## DATASET SECTION
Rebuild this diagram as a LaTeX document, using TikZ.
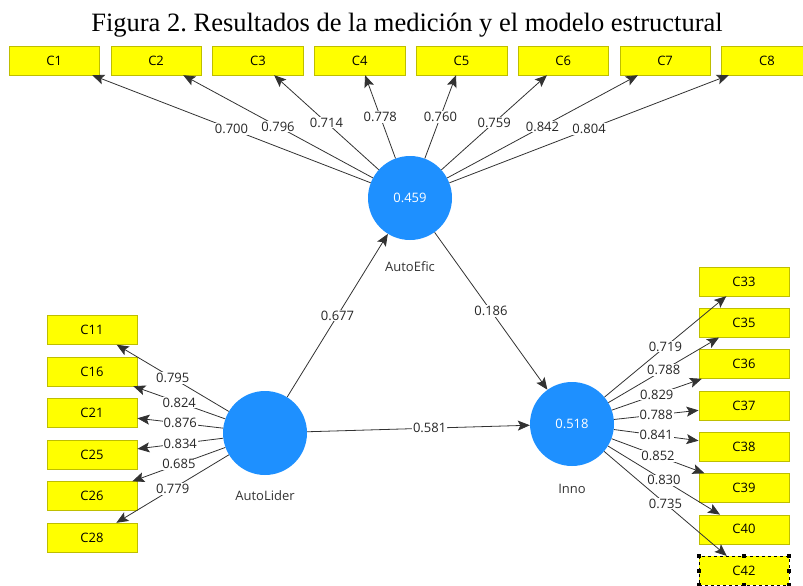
\documentclass[tikz,border=0pt]{standalone}
\usepackage{fontspec}
\setmainfont{Liberation Serif}
\newfontfamily\plsfont{Open Sans}
\usetikzlibrary{arrows.meta}
\definecolor{plsblue}{RGB}{30,144,255}
\definecolor{plsyellow}{RGB}{255,255,0}
\definecolor{plsedge}{RGB}{190,190,0}
\definecolor{plsline}{RGB}{50,50,50}
\newcommand{\plssize}{\plsfont\fontsize{13}{15}\selectfont}
\frenchspacing

\begin{document}
\begin{tikzpicture}[x=1pt, y=-1pt,
  indicator/.style={draw=plsedge, fill=plsyellow, minimum width=90.5pt, minimum height=29pt, inner sep=0pt, font=\plssize},
  construct/.style={circle, fill=plsblue, minimum size=84pt, inner sep=0pt, text=white, font=\plssize},
  cname/.style={font=\plssize, text=black!80},
  loading/.style={draw=plsline, line width=0.8pt, -{Stealth[length=12pt,width=10pt,inset=2.5pt]}},
  weight/.style={fill=white, inner sep=1pt, font=\plssize, text=black!85}]
  \useasboundingbox (0,0) rectangle (803,586);

  % Title
  \node[anchor=base, font=\fontsize{26.5}{30}\selectfont] (title) at (407,32) {Figura 2. Resultados de la medición y el modelo estructural};

  % Constructs
  \node[construct] (efic) at (410,198) {0.459};
  \node[cname] (efic-name) at (410,267) {AutoEfic};
  \node[construct] (lider) at (265,433) {};
  \node[cname] (lider-name) at (265,496) {AutoLider};
  \node[construct] (inno) at (572,424) {0.518};
  \node[cname] (inno-name) at (572,489) {Inno};

  % Indicators of AutoEfic
  \node[indicator] (c1) at (54.3,60.5) {C1};
  \node[indicator] (c2) at (156.1,60.5) {C2};
  \node[indicator] (c3) at (257.9,60.5) {C3};
  \node[indicator] (c4) at (359.7,60.5) {C4};
  \node[indicator] (c5) at (461.5,60.5) {C5};
  \node[indicator] (c6) at (563.3,60.5) {C6};
  \node[indicator] (c7) at (665.1,60.5) {C7};
  \node[indicator] (c8) at (766.9,60.5) {C8};

  % Indicators of AutoLider
  \node[indicator] (c11) at (92,330) {C11};
  \node[indicator] (c16) at (92,371.5) {C16};
  \node[indicator] (c21) at (92,413) {C21};
  \node[indicator] (c25) at (92,454.5) {C25};
  \node[indicator] (c26) at (92,496) {C26};
  \node[indicator] (c28) at (92,537.5) {C28};

  % Indicators of Inno
  \node[indicator] (c33) at (744,281.5) {C33};
  \node[indicator] (c35) at (744,322.8) {C35};
  \node[indicator] (c36) at (744,364.1) {C36};
  \node[indicator] (c37) at (744,405.4) {C37};
  \node[indicator] (c38) at (744,446.7) {C38};
  \node[indicator] (c39) at (744,488) {C39};
  \node[indicator] (c40) at (744,529.3) {C40};
  \node[indicator, draw=black, dashed] (c42) at (744,570.6) {C42};
  \foreach \a in {north west, north, north east, west, east, south west, south, south east}
    \fill ([shift={(-2,-2)}]c42.\a) rectangle ++(4,4);

  % Outer loadings
  \draw[loading] (efic) -- (c1) node[midway, weight] {0.700};
  \draw[loading] (efic) -- (c2) node[midway, weight] {0.796};
  \draw[loading] (efic) -- (c3) node[midway, weight] {0.714};
  \draw[loading] (efic) -- (c4) node[midway, weight] {0.778};
  \draw[loading] (efic) -- (c5) node[midway, weight] {0.760};
  \draw[loading] (efic) -- (c6) node[midway, weight] {0.759};
  \draw[loading] (efic) -- (c7) node[midway, weight] {0.842};
  \draw[loading] (efic) -- (c8) node[midway, weight] {0.804};

  \draw[loading] (lider) -- (c11) node[midway, weight] {0.795};
  \draw[loading] (lider) -- (c16) node[midway, weight] {0.824};
  \draw[loading] (lider) -- (c21) node[midway, weight] {0.876};
  \draw[loading] (lider) -- (c25) node[midway, weight] {0.834};
  \draw[loading] (lider) -- (c26) node[midway, weight] {0.685};
  \draw[loading] (lider) -- (c28) node[midway, weight] {0.779};

  \draw[loading] (inno) -- (c33) node[midway, weight] {0.719};
  \draw[loading] (inno) -- (c35) node[midway, weight] {0.788};
  \draw[loading] (inno) -- (c36) node[midway, weight] {0.829};
  \draw[loading] (inno) -- (c37) node[midway, weight] {0.788};
  \draw[loading] (inno) -- (c38) node[midway, weight] {0.841};
  \draw[loading] (inno) -- (c39) node[midway, weight] {0.852};
  \draw[loading] (inno) -- (c40) node[midway, weight] {0.830};
  \draw[loading] (inno) -- (c42) node[midway, weight] {0.735};

  % Path coefficients
  \draw[loading] (lider) -- (efic) node[midway, weight] {0.677};
  \draw[loading] (efic) -- (inno) node[midway, weight] {0.186};
  \draw[loading] (lider) -- (inno) node[pos=0.55, weight] {0.581};
\end{tikzpicture}
\end{document}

## TASK TO CARRY OUT
Omit any images, then output the listing exactly.

## WRITTEN RESPONSE
Rebuild this diagram as a LaTeX document, using TikZ.
\documentclass[tikz,border=0pt]{standalone}
\usepackage{fontspec}
\setmainfont{Liberation Serif}
\newfontfamily\plsfont{Open Sans}
\usetikzlibrary{arrows.meta}
\definecolor{plsblue}{RGB}{30,144,255}
\definecolor{plsyellow}{RGB}{255,255,0}
\definecolor{plsedge}{RGB}{190,190,0}
\definecolor{plsline}{RGB}{50,50,50}
\newcommand{\plssize}{\plsfont\fontsize{13}{15}\selectfont}
\frenchspacing

\begin{document}
\begin{tikzpicture}[x=1pt, y=-1pt,
  indicator/.style={draw=plsedge, fill=plsyellow, minimum width=90.5pt, minimum height=29pt, inner sep=0pt, font=\plssize},
  construct/.style={circle, fill=plsblue, minimum size=84pt, inner sep=0pt, text=white, font=\plssize},
  cname/.style={font=\plssize, text=black!80},
  loading/.style={draw=plsline, line width=0.8pt, -{Stealth[length=12pt,width=10pt,inset=2.5pt]}},
  weight/.style={fill=white, inner sep=1pt, font=\plssize, text=black!85}]
  \useasboundingbox (0,0) rectangle (803,586);

  % Title
  \node[anchor=base, font=\fontsize{26.5}{30}\selectfont] (title) at (407,32) {Figura 2. Resultados de la medición y el modelo estructural};

  % Constructs
  \node[construct] (efic) at (410,198) {0.459};
  \node[cname] (efic-name) at (410,267) {AutoEfic};
  \node[construct] (lider) at (265,433) {};
  \node[cname] (lider-name) at (265,496) {AutoLider};
  \node[construct] (inno) at (572,424) {0.518};
  \node[cname] (inno-name) at (572,489) {Inno};

  % Indicators of AutoEfic
  \node[indicator] (c1) at (54.3,60.5) {C1};
  \node[indicator] (c2) at (156.1,60.5) {C2};
  \node[indicator] (c3) at (257.9,60.5) {C3};
  \node[indicator] (c4) at (359.7,60.5) {C4};
  \node[indicator] (c5) at (461.5,60.5) {C5};
  \node[indicator] (c6) at (563.3,60.5) {C6};
  \node[indicator] (c7) at (665.1,60.5) {C7};
  \node[indicator] (c8) at (766.9,60.5) {C8};

  % Indicators of AutoLider
  \node[indicator] (c11) at (92,330) {C11};
  \node[indicator] (c16) at (92,371.5) {C16};
  \node[indicator] (c21) at (92,413) {C21};
  \node[indicator] (c25) at (92,454.5) {C25};
  \node[indicator] (c26) at (92,496) {C26};
  \node[indicator] (c28) at (92,537.5) {C28};

  % Indicators of Inno
  \node[indicator] (c33) at (744,281.5) {C33};
  \node[indicator] (c35) at (744,322.8) {C35};
  \node[indicator] (c36) at (744,364.1) {C36};
  \node[indicator] (c37) at (744,405.4) {C37};
  \node[indicator] (c38) at (744,446.7) {C38};
  \node[indicator] (c39) at (744,488) {C39};
  \node[indicator] (c40) at (744,529.3) {C40};
  \node[indicator, draw=black, dashed] (c42) at (744,570.6) {C42};
  \foreach \a in {north west, north, north east, west, east, south west, south, south east}
    \fill ([shift={(-2,-2)}]c42.\a) rectangle ++(4,4);

  % Outer loadings
  \draw[loading] (efic) -- (c1) node[midway, weight] {0.700};
  \draw[loading] (efic) -- (c2) node[midway, weight] {0.796};
  \draw[loading] (efic) -- (c3) node[midway, weight] {0.714};
  \draw[loading] (efic) -- (c4) node[midway, weight] {0.778};
  \draw[loading] (efic) -- (c5) node[midway, weight] {0.760};
  \draw[loading] (efic) -- (c6) node[midway, weight] {0.759};
  \draw[loading] (efic) -- (c7) node[midway, weight] {0.842};
  \draw[loading] (efic) -- (c8) node[midway, weight] {0.804};

  \draw[loading] (lider) -- (c11) node[midway, weight] {0.795};
  \draw[loading] (lider) -- (c16) node[midway, weight] {0.824};
  \draw[loading] (lider) -- (c21) node[midway, weight] {0.876};
  \draw[loading] (lider) -- (c25) node[midway, weight] {0.834};
  \draw[loading] (lider) -- (c26) node[midway, weight] {0.685};
  \draw[loading] (lider) -- (c28) node[midway, weight] {0.779};

  \draw[loading] (inno) -- (c33) node[midway, weight] {0.719};
  \draw[loading] (inno) -- (c35) node[midway, weight] {0.788};
  \draw[loading] (inno) -- (c36) node[midway, weight] {0.829};
  \draw[loading] (inno) -- (c37) node[midway, weight] {0.788};
  \draw[loading] (inno) -- (c38) node[midway, weight] {0.841};
  \draw[loading] (inno) -- (c39) node[midway, weight] {0.852};
  \draw[loading] (inno) -- (c40) node[midway, weight] {0.830};
  \draw[loading] (inno) -- (c42) node[midway, weight] {0.735};

  % Path coefficients
  \draw[loading] (lider) -- (efic) node[midway, weight] {0.677};
  \draw[loading] (efic) -- (inno) node[midway, weight] {0.186};
  \draw[loading] (lider) -- (inno) node[pos=0.55, weight] {0.581};
\end{tikzpicture}
\end{document}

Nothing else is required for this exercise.